Restate the whole listing word for word. Pictures are left out.

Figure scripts
•••
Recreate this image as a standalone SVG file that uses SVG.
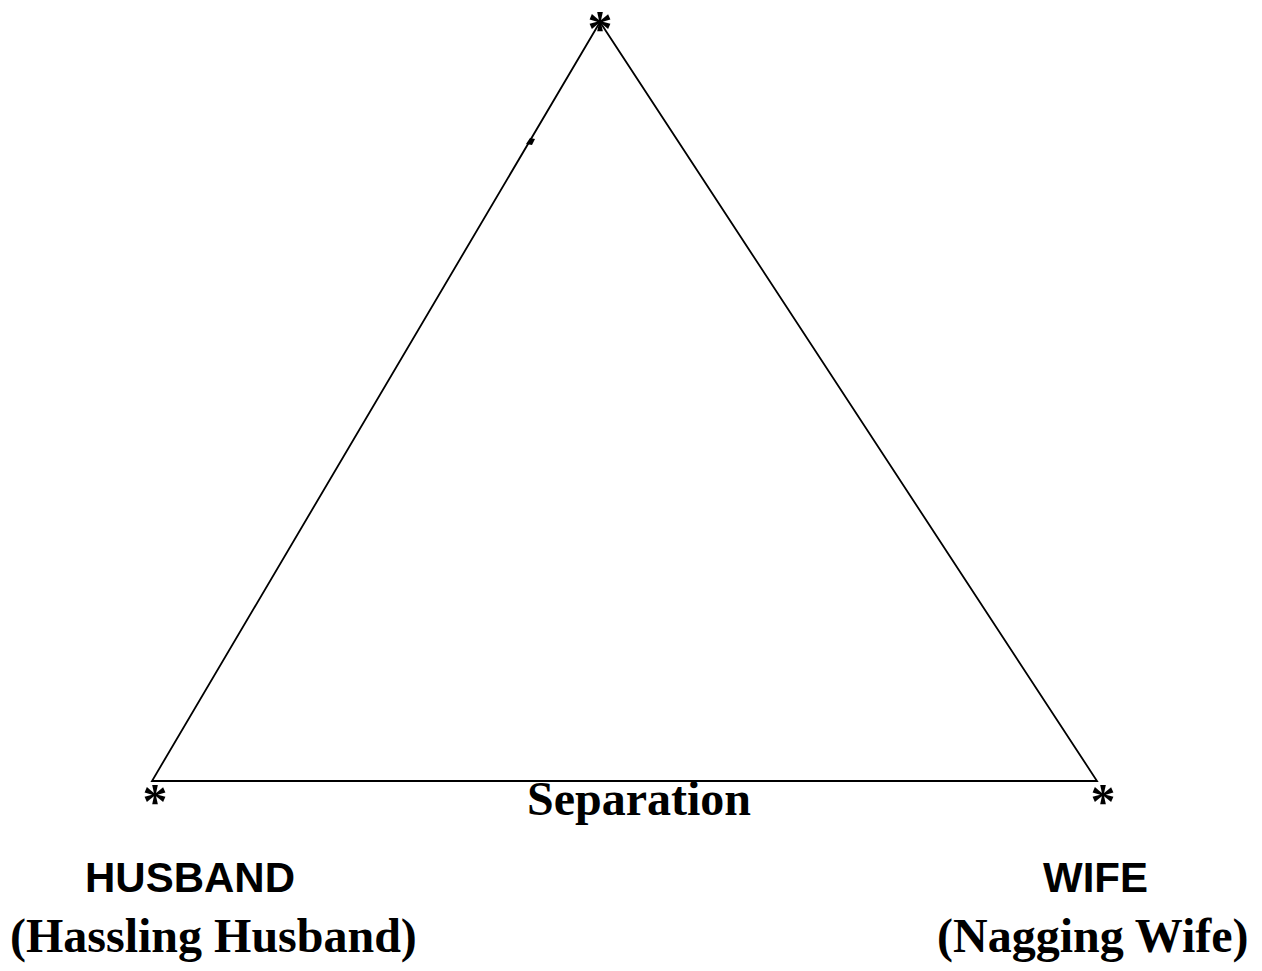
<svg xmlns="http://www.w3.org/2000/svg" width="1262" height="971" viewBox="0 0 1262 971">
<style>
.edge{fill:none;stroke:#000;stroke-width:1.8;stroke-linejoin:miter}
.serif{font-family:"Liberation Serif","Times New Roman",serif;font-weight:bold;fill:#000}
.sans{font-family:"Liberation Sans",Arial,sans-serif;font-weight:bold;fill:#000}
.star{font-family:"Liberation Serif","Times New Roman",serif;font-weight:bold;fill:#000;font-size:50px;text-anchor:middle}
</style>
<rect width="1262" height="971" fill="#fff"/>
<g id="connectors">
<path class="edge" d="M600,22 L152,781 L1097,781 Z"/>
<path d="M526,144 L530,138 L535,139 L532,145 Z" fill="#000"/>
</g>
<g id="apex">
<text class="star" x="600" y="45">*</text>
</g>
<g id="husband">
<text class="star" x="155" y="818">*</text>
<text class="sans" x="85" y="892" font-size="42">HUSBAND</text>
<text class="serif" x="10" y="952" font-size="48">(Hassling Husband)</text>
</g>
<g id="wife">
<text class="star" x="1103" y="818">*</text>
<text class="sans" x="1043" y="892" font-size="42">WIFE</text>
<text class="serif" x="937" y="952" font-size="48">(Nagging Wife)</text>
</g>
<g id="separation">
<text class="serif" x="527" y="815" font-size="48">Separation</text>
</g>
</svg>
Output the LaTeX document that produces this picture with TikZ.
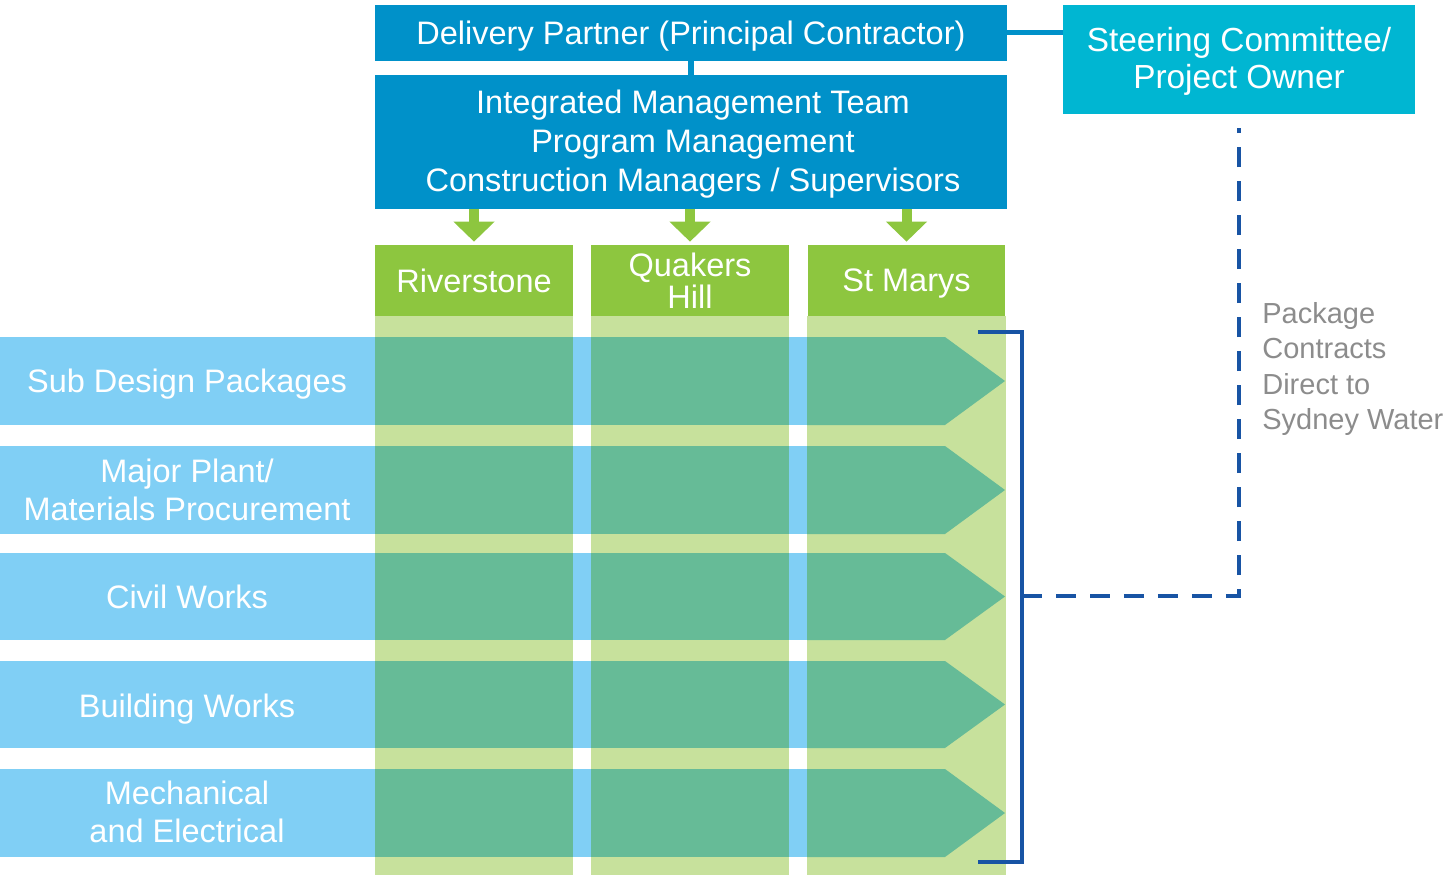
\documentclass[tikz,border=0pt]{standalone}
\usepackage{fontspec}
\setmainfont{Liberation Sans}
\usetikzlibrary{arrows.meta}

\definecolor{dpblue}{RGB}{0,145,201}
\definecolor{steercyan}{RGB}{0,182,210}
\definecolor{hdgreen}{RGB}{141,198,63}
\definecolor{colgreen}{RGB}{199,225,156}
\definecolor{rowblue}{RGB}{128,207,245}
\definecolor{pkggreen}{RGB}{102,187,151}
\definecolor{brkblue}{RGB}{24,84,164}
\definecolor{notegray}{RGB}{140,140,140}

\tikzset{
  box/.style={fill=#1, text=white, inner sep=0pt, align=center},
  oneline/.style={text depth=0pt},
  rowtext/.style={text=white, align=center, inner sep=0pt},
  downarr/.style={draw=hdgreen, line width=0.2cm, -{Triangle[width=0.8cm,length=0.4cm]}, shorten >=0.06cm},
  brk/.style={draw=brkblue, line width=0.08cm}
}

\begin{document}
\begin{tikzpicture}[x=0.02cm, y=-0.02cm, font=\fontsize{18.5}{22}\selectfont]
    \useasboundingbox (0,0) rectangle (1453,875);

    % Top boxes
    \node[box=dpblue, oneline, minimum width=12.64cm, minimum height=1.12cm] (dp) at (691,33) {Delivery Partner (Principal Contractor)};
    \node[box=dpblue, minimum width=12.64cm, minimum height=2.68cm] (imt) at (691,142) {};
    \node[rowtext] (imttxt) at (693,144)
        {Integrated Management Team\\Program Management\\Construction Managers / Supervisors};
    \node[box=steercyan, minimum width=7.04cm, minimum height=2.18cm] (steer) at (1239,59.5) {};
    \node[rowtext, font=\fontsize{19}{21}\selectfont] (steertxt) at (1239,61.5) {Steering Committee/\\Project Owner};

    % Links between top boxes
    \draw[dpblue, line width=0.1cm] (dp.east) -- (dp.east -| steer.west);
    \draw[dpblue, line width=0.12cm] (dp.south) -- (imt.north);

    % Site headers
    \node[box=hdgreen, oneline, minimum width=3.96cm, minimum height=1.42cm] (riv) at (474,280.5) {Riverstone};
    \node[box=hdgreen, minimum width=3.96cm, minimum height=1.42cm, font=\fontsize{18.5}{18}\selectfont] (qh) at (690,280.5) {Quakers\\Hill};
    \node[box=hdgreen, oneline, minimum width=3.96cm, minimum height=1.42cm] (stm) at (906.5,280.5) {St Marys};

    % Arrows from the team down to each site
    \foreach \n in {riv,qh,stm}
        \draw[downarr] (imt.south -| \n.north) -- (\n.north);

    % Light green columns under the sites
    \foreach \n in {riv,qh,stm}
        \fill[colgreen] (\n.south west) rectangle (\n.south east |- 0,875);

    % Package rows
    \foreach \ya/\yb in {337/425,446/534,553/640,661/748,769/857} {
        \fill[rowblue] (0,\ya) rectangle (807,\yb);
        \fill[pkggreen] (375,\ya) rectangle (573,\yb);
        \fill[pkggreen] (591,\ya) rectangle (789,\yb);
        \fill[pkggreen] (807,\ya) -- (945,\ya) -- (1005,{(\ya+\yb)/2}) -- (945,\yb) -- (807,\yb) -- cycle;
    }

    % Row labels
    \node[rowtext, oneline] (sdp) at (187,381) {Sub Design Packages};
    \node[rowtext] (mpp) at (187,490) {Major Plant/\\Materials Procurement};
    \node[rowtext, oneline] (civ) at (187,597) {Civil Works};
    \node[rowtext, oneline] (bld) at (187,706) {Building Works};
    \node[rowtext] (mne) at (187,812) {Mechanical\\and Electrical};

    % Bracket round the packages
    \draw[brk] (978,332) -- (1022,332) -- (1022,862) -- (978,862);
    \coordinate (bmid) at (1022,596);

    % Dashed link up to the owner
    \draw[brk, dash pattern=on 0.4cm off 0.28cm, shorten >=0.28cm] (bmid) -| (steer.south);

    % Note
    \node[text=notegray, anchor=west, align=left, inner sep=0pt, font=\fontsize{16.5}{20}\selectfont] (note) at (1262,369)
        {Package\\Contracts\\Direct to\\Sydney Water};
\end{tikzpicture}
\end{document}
•••
**Written solution:**
Recreate this image as a standalone SVG file that uses SVG.
<svg xmlns="http://www.w3.org/2000/svg" width="1262" height="971" viewBox="0 0 1262 971">
<style>
.edge{fill:none;stroke:#000;stroke-width:1.8;stroke-linejoin:miter}
.serif{font-family:"Liberation Serif","Times New Roman",serif;font-weight:bold;fill:#000}
.sans{font-family:"Liberation Sans",Arial,sans-serif;font-weight:bold;fill:#000}
.star{font-family:"Liberation Serif","Times New Roman",serif;font-weight:bold;fill:#000;font-size:50px;text-anchor:middle}
</style>
<rect width="1262" height="971" fill="#fff"/>
<g id="connectors">
<path class="edge" d="M600,22 L152,781 L1097,781 Z"/>
<path d="M526,144 L530,138 L535,139 L532,145 Z" fill="#000"/>
</g>
<g id="apex">
<text class="star" x="600" y="45">*</text>
</g>
<g id="husband">
<text class="star" x="155" y="818">*</text>
<text class="sans" x="85" y="892" font-size="42">HUSBAND</text>
<text class="serif" x="10" y="952" font-size="48">(Hassling Husband)</text>
</g>
<g id="wife">
<text class="star" x="1103" y="818">*</text>
<text class="sans" x="1043" y="892" font-size="42">WIFE</text>
<text class="serif" x="937" y="952" font-size="48">(Nagging Wife)</text>
</g>
<g id="separation">
<text class="serif" x="527" y="815" font-size="48">Separation</text>
</g>
</svg>
Output the LaTeX document that produces this picture with TikZ.
\documentclass[tikz,border=0pt]{standalone}
\usepackage{fontspec}
\setmainfont{Liberation Sans}
\usetikzlibrary{arrows.meta}

\definecolor{dpblue}{RGB}{0,145,201}
\definecolor{steercyan}{RGB}{0,182,210}
\definecolor{hdgreen}{RGB}{141,198,63}
\definecolor{colgreen}{RGB}{199,225,156}
\definecolor{rowblue}{RGB}{128,207,245}
\definecolor{pkggreen}{RGB}{102,187,151}
\definecolor{brkblue}{RGB}{24,84,164}
\definecolor{notegray}{RGB}{140,140,140}

\tikzset{
  box/.style={fill=#1, text=white, inner sep=0pt, align=center},
  oneline/.style={text depth=0pt},
  rowtext/.style={text=white, align=center, inner sep=0pt},
  downarr/.style={draw=hdgreen, line width=0.2cm, -{Triangle[width=0.8cm,length=0.4cm]}, shorten >=0.06cm},
  brk/.style={draw=brkblue, line width=0.08cm}
}

\begin{document}
\begin{tikzpicture}[x=0.02cm, y=-0.02cm, font=\fontsize{18.5}{22}\selectfont]
    \useasboundingbox (0,0) rectangle (1453,875);

    % Top boxes
    \node[box=dpblue, oneline, minimum width=12.64cm, minimum height=1.12cm] (dp) at (691,33) {Delivery Partner (Principal Contractor)};
    \node[box=dpblue, minimum width=12.64cm, minimum height=2.68cm] (imt) at (691,142) {};
    \node[rowtext] (imttxt) at (693,144)
        {Integrated Management Team\\Program Management\\Construction Managers / Supervisors};
    \node[box=steercyan, minimum width=7.04cm, minimum height=2.18cm] (steer) at (1239,59.5) {};
    \node[rowtext, font=\fontsize{19}{21}\selectfont] (steertxt) at (1239,61.5) {Steering Committee/\\Project Owner};

    % Links between top boxes
    \draw[dpblue, line width=0.1cm] (dp.east) -- (dp.east -| steer.west);
    \draw[dpblue, line width=0.12cm] (dp.south) -- (imt.north);

    % Site headers
    \node[box=hdgreen, oneline, minimum width=3.96cm, minimum height=1.42cm] (riv) at (474,280.5) {Riverstone};
    \node[box=hdgreen, minimum width=3.96cm, minimum height=1.42cm, font=\fontsize{18.5}{18}\selectfont] (qh) at (690,280.5) {Quakers\\Hill};
    \node[box=hdgreen, oneline, minimum width=3.96cm, minimum height=1.42cm] (stm) at (906.5,280.5) {St Marys};

    % Arrows from the team down to each site
    \foreach \n in {riv,qh,stm}
        \draw[downarr] (imt.south -| \n.north) -- (\n.north);

    % Light green columns under the sites
    \foreach \n in {riv,qh,stm}
        \fill[colgreen] (\n.south west) rectangle (\n.south east |- 0,875);

    % Package rows
    \foreach \ya/\yb in {337/425,446/534,553/640,661/748,769/857} {
        \fill[rowblue] (0,\ya) rectangle (807,\yb);
        \fill[pkggreen] (375,\ya) rectangle (573,\yb);
        \fill[pkggreen] (591,\ya) rectangle (789,\yb);
        \fill[pkggreen] (807,\ya) -- (945,\ya) -- (1005,{(\ya+\yb)/2}) -- (945,\yb) -- (807,\yb) -- cycle;
    }

    % Row labels
    \node[rowtext, oneline] (sdp) at (187,381) {Sub Design Packages};
    \node[rowtext] (mpp) at (187,490) {Major Plant/\\Materials Procurement};
    \node[rowtext, oneline] (civ) at (187,597) {Civil Works};
    \node[rowtext, oneline] (bld) at (187,706) {Building Works};
    \node[rowtext] (mne) at (187,812) {Mechanical\\and Electrical};

    % Bracket round the packages
    \draw[brk] (978,332) -- (1022,332) -- (1022,862) -- (978,862);
    \coordinate (bmid) at (1022,596);

    % Dashed link up to the owner
    \draw[brk, dash pattern=on 0.4cm off 0.28cm, shorten >=0.28cm] (bmid) -| (steer.south);

    % Note
    \node[text=notegray, anchor=west, align=left, inner sep=0pt, font=\fontsize{16.5}{20}\selectfont] (note) at (1262,369)
        {Package\\Contracts\\Direct to\\Sydney Water};
\end{tikzpicture}
\end{document}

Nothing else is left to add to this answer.